Go through the listing and copy each line with the string "that".

-- START --

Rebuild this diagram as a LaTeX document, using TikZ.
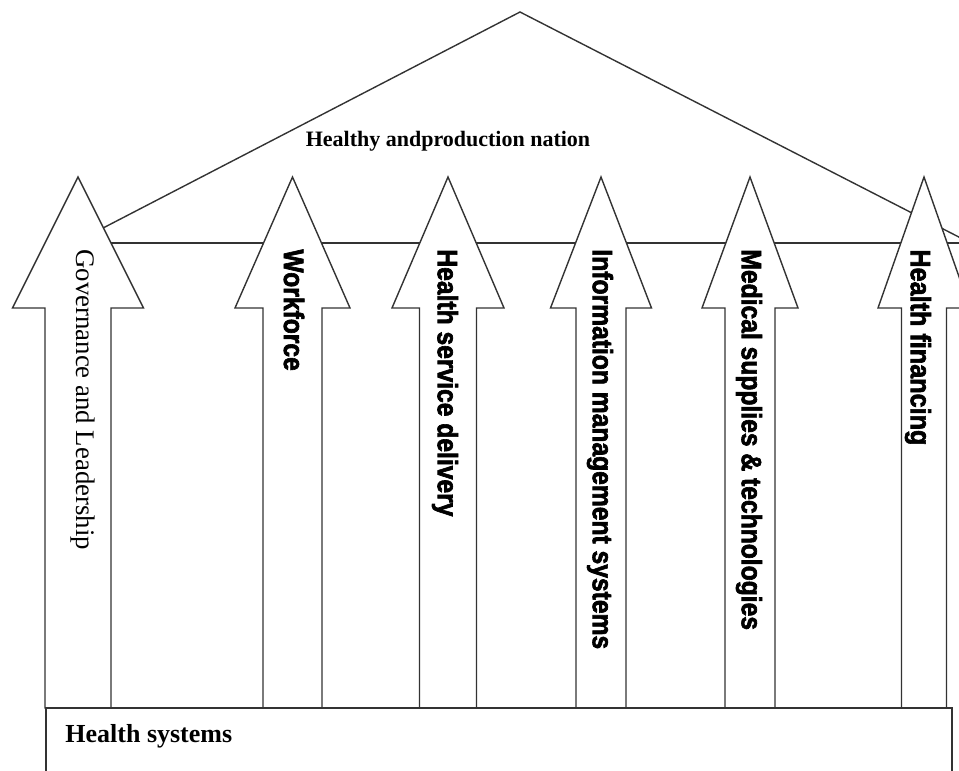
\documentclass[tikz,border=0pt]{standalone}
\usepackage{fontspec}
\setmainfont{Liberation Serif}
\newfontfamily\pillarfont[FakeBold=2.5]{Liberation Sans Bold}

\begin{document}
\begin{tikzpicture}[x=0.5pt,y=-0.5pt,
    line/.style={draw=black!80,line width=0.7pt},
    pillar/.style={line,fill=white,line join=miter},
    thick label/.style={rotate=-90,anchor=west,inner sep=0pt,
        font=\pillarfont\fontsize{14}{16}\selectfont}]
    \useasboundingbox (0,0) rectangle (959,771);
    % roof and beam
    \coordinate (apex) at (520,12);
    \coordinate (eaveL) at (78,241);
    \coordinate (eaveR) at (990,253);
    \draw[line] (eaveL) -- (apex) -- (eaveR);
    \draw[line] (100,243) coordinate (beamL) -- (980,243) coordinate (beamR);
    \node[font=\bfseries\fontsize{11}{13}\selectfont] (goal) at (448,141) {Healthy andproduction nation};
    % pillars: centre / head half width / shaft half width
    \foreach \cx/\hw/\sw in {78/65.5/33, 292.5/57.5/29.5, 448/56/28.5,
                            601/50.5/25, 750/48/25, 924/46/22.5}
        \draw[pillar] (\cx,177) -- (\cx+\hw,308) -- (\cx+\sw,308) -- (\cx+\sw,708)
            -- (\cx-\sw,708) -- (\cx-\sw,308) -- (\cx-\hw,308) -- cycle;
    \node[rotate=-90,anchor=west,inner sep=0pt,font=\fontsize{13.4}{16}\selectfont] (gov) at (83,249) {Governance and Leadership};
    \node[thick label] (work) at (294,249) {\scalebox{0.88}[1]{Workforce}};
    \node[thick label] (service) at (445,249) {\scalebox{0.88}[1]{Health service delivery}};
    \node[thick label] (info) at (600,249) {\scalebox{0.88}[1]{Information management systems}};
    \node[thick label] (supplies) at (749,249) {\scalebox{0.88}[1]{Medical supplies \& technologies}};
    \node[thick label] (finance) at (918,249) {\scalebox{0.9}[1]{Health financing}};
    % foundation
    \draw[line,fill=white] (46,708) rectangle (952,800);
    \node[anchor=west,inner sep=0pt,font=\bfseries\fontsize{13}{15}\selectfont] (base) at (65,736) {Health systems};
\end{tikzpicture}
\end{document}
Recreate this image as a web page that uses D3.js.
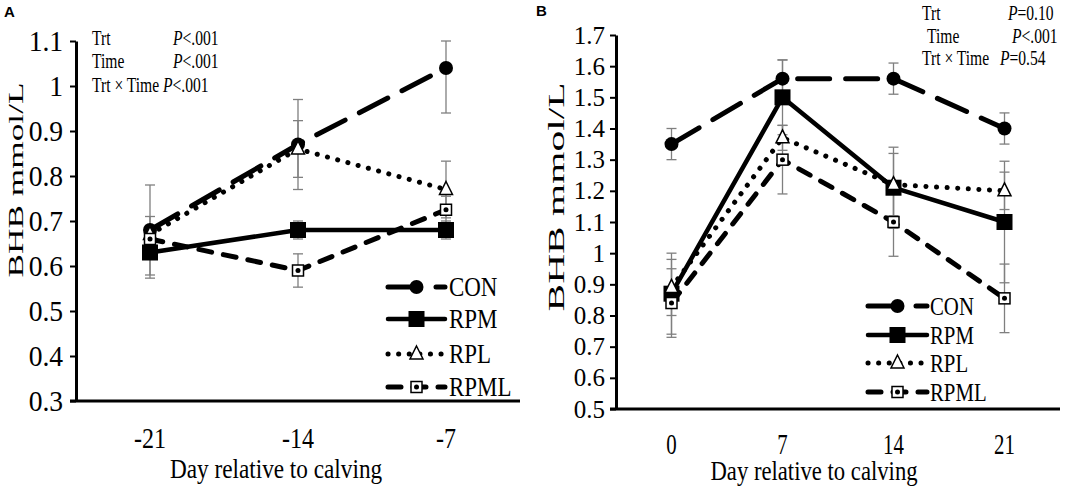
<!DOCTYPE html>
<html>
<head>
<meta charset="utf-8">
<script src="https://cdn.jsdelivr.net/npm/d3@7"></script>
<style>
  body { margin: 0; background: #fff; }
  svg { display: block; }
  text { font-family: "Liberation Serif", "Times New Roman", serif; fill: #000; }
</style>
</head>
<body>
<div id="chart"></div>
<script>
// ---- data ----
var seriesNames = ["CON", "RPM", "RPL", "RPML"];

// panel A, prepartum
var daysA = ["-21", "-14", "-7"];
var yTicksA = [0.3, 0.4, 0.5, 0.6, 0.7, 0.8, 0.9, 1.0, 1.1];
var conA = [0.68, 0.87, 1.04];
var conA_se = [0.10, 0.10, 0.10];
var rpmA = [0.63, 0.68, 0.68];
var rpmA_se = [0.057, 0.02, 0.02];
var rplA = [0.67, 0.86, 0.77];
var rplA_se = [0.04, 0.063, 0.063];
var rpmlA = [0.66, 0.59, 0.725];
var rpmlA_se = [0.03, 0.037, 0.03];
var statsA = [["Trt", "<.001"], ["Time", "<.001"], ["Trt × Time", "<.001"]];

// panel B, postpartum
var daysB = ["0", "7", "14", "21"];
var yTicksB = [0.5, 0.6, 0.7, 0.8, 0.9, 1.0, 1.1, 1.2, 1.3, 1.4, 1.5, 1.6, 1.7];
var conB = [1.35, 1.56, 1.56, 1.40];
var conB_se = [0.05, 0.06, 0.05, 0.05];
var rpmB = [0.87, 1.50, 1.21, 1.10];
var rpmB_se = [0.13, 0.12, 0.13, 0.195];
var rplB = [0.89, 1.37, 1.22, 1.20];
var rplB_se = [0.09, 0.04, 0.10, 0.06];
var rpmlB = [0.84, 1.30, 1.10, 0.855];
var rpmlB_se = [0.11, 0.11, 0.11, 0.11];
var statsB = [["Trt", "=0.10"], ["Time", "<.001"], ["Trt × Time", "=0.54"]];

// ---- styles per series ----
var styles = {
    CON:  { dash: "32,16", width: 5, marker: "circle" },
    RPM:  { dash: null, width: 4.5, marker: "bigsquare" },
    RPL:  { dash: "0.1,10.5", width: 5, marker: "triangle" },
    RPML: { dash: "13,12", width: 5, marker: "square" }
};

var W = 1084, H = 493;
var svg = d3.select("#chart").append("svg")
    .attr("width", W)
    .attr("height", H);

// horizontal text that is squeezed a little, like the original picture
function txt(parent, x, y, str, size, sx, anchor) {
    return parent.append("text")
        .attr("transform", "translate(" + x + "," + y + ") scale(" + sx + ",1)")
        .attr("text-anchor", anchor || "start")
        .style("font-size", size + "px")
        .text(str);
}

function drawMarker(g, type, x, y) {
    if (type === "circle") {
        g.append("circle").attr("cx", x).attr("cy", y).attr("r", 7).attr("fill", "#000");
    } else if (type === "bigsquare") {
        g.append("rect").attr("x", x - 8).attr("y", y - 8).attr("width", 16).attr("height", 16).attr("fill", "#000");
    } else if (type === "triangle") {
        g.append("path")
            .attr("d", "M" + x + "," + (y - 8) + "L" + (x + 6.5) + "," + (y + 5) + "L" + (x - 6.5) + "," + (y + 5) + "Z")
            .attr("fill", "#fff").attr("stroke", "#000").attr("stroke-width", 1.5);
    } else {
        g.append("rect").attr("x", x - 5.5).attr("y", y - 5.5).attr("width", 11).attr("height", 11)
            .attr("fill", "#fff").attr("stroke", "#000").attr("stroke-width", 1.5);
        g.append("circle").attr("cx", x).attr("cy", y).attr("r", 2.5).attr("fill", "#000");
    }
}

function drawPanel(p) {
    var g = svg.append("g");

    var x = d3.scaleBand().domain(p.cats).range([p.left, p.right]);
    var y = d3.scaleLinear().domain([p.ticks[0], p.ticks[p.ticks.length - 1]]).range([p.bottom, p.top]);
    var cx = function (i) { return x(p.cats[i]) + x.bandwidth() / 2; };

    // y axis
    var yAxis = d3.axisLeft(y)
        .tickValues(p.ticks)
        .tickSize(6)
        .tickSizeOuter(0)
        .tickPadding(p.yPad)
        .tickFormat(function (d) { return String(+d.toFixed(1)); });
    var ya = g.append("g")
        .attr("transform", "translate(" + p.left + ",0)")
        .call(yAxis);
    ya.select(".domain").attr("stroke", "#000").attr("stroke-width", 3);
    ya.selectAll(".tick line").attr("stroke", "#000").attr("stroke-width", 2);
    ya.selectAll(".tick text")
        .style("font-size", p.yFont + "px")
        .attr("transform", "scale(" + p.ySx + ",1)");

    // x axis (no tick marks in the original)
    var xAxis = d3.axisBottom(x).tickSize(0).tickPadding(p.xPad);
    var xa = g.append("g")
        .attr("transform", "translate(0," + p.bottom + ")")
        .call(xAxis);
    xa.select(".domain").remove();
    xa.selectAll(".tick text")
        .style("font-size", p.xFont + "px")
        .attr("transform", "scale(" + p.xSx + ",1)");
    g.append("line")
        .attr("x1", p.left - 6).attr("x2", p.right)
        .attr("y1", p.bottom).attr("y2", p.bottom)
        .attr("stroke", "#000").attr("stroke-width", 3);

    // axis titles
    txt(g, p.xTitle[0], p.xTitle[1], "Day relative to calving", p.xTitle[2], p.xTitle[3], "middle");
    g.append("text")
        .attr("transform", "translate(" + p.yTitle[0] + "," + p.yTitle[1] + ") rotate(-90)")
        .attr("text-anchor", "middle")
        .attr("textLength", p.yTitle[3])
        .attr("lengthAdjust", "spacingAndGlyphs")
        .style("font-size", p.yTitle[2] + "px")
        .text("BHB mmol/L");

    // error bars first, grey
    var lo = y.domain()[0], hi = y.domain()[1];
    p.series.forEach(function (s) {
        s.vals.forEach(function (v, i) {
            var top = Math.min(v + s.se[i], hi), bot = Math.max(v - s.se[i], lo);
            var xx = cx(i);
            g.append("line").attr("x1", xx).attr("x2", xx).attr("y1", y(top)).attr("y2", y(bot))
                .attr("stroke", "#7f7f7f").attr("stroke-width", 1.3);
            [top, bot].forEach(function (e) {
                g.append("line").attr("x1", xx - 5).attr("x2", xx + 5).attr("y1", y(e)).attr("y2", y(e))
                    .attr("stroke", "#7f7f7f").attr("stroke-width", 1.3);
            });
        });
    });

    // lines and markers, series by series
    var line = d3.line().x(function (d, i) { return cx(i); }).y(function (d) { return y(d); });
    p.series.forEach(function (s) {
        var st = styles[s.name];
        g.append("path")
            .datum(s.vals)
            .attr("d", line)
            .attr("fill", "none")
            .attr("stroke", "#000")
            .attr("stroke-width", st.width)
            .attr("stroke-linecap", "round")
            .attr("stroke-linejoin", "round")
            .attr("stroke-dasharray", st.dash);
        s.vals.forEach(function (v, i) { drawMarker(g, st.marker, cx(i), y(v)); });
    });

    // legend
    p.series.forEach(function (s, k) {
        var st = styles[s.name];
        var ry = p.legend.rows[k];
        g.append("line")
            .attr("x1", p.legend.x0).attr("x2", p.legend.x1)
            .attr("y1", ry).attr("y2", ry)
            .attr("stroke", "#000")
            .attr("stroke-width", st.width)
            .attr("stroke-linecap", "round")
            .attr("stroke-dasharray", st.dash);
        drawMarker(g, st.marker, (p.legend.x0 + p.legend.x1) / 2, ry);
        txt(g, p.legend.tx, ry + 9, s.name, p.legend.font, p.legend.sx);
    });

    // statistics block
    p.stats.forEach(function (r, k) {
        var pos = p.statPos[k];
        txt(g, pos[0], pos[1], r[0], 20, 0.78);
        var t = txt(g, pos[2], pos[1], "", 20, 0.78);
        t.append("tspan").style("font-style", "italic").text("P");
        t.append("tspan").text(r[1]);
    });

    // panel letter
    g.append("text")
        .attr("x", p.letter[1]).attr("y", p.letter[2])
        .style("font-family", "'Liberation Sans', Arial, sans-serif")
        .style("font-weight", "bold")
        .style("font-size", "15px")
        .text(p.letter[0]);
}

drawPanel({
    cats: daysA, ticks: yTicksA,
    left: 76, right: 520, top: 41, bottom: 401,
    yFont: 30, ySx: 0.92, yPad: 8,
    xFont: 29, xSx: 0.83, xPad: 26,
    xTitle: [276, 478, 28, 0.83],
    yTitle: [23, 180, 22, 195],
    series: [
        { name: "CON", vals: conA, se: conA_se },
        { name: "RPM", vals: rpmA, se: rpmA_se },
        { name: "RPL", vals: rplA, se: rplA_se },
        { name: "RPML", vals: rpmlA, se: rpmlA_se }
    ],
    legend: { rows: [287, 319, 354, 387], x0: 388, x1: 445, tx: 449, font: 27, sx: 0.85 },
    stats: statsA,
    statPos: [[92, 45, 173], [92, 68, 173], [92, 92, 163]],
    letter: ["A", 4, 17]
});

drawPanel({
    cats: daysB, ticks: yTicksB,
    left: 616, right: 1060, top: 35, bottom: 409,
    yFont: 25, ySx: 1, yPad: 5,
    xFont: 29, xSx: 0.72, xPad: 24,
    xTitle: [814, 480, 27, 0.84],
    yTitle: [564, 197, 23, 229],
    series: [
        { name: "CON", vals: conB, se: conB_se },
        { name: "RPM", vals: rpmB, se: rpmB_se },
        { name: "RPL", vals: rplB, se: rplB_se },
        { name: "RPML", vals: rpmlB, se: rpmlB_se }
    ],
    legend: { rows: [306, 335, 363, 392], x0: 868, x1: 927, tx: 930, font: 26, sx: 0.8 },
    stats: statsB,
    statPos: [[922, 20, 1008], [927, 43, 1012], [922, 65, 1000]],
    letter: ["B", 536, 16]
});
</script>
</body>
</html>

-- END --

| Expected output |
Recreate this image as a web page that uses D3.js.
// horizontal text that is squeezed a little, like the original picture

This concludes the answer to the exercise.